Task to carry out: Would you retype, exactly and without the pictures, the lines between the line holding "Write a LaTeX" and the line holding "at (518, 61)", inclusive, and nothing else?

Data section:

▼

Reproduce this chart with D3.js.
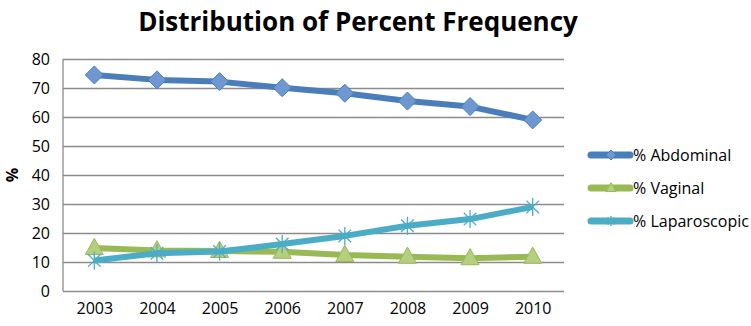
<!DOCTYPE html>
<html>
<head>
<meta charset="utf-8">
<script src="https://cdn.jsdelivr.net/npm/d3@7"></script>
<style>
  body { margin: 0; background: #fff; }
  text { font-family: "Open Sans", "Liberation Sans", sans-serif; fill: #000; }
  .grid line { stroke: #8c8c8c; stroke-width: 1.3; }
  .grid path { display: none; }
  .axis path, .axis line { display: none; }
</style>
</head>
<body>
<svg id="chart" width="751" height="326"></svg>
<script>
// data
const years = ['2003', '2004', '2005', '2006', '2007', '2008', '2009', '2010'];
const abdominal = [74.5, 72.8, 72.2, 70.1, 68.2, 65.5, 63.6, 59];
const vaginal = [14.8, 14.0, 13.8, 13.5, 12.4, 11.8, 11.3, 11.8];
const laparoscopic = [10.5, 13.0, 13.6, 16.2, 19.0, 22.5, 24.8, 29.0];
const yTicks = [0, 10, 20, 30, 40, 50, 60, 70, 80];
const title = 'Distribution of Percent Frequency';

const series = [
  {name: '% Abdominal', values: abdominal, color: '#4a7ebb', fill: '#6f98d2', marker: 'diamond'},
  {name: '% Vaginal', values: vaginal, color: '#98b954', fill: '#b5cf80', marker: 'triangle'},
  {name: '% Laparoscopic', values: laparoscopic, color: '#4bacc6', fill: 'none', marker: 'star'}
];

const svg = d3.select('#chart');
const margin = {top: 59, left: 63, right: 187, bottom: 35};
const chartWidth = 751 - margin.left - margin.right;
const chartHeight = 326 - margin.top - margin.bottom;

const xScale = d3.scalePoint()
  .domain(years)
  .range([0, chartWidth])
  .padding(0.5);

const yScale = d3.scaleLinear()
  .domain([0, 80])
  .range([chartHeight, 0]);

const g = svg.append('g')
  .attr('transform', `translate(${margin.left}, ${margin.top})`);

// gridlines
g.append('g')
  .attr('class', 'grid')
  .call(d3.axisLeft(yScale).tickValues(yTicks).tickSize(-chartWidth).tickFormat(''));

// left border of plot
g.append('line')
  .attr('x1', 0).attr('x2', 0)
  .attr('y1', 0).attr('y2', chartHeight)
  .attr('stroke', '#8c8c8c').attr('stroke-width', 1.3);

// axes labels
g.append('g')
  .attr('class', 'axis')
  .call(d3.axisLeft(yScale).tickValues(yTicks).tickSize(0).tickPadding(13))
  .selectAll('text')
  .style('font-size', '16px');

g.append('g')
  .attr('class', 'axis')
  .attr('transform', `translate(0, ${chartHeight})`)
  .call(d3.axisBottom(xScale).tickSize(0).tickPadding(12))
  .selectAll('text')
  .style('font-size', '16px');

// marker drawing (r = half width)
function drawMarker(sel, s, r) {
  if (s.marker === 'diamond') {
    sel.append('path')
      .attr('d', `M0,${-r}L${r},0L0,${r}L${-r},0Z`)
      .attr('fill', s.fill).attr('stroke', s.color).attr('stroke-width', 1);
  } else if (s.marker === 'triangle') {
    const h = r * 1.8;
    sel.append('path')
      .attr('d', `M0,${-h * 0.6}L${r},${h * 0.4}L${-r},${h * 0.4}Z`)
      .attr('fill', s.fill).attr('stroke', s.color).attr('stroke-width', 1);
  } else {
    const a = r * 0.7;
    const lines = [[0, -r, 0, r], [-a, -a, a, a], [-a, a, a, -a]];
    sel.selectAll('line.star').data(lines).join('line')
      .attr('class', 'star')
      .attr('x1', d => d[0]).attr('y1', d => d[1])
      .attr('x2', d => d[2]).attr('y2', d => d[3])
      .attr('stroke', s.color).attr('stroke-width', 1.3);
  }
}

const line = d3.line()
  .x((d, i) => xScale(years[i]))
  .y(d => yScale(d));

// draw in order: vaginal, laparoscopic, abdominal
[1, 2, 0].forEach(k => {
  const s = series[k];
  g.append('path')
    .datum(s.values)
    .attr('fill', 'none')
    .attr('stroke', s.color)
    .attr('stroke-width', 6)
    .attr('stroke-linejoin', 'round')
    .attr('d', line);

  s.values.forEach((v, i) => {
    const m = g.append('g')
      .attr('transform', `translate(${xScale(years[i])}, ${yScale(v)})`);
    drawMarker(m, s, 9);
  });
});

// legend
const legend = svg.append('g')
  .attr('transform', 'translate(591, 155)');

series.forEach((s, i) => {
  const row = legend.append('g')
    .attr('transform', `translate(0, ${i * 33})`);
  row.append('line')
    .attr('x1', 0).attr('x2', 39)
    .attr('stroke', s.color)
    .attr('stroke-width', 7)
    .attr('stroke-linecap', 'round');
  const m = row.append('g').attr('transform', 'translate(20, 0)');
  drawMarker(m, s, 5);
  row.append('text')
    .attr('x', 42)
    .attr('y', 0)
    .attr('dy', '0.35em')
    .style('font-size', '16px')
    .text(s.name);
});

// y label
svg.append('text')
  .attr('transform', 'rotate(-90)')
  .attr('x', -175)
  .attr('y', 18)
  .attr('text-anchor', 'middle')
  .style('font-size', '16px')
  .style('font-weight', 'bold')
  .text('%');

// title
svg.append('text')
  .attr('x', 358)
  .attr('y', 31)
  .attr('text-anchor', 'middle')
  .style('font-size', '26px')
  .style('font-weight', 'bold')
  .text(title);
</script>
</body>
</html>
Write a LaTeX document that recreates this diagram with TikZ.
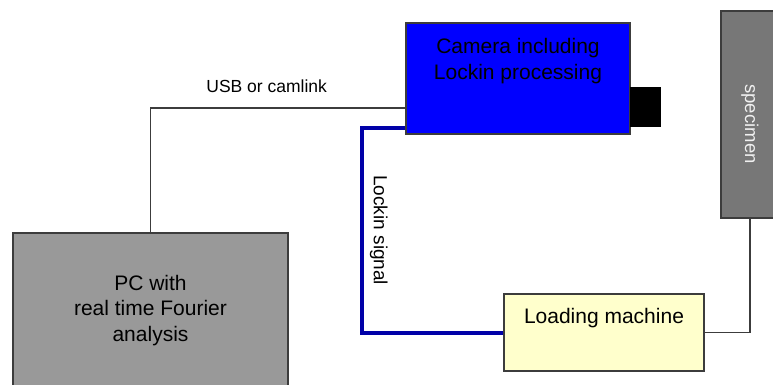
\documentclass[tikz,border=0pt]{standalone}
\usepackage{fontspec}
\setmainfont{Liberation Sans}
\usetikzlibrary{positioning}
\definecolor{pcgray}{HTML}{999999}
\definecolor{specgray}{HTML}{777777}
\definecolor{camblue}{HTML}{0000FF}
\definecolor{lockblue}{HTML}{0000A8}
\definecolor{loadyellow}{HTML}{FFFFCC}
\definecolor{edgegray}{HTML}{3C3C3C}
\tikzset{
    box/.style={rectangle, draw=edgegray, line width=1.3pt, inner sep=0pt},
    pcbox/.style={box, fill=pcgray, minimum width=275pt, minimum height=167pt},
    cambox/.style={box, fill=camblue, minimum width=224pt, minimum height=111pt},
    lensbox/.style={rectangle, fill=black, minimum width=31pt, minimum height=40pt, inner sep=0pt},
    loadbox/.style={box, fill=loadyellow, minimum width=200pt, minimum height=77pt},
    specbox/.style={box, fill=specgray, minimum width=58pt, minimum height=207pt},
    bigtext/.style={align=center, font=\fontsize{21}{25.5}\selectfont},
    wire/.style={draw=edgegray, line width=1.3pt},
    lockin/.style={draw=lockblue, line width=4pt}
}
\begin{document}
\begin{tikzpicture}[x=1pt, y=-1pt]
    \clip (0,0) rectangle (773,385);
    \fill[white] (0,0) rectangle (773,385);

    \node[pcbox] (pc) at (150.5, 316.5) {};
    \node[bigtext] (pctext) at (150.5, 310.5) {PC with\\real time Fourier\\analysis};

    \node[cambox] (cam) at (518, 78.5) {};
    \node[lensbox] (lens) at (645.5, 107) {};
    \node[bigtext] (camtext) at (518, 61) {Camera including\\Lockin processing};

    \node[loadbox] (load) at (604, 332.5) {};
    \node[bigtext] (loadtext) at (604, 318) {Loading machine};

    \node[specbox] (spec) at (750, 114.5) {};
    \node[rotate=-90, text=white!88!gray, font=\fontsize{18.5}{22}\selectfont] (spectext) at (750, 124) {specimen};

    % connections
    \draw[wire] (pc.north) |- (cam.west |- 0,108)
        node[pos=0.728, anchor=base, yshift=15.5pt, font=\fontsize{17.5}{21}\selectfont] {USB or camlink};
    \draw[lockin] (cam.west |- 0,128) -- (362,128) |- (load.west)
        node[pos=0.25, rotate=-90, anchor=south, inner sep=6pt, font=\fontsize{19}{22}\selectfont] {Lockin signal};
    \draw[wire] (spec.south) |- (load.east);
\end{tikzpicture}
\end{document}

▲

The result:
Write a LaTeX document that recreates this diagram with TikZ.
\documentclass[tikz,border=0pt]{standalone}
\usepackage{fontspec}
\setmainfont{Liberation Sans}
\usetikzlibrary{positioning}
\definecolor{pcgray}{HTML}{999999}
\definecolor{specgray}{HTML}{777777}
\definecolor{camblue}{HTML}{0000FF}
\definecolor{lockblue}{HTML}{0000A8}
\definecolor{loadyellow}{HTML}{FFFFCC}
\definecolor{edgegray}{HTML}{3C3C3C}
\tikzset{
    box/.style={rectangle, draw=edgegray, line width=1.3pt, inner sep=0pt},
    pcbox/.style={box, fill=pcgray, minimum width=275pt, minimum height=167pt},
    cambox/.style={box, fill=camblue, minimum width=224pt, minimum height=111pt},
    lensbox/.style={rectangle, fill=black, minimum width=31pt, minimum height=40pt, inner sep=0pt},
    loadbox/.style={box, fill=loadyellow, minimum width=200pt, minimum height=77pt},
    specbox/.style={box, fill=specgray, minimum width=58pt, minimum height=207pt},
    bigtext/.style={align=center, font=\fontsize{21}{25.5}\selectfont},
    wire/.style={draw=edgegray, line width=1.3pt},
    lockin/.style={draw=lockblue, line width=4pt}
}
\begin{document}
\begin{tikzpicture}[x=1pt, y=-1pt]
    \clip (0,0) rectangle (773,385);
    \fill[white] (0,0) rectangle (773,385);

    \node[pcbox] (pc) at (150.5, 316.5) {};
    \node[bigtext] (pctext) at (150.5, 310.5) {PC with\\real time Fourier\\analysis};

    \node[cambox] (cam) at (518, 78.5) {};
    \node[lensbox] (lens) at (645.5, 107) {};
    \node[bigtext] (camtext) at (518, 61) {Camera including\\Lockin processing};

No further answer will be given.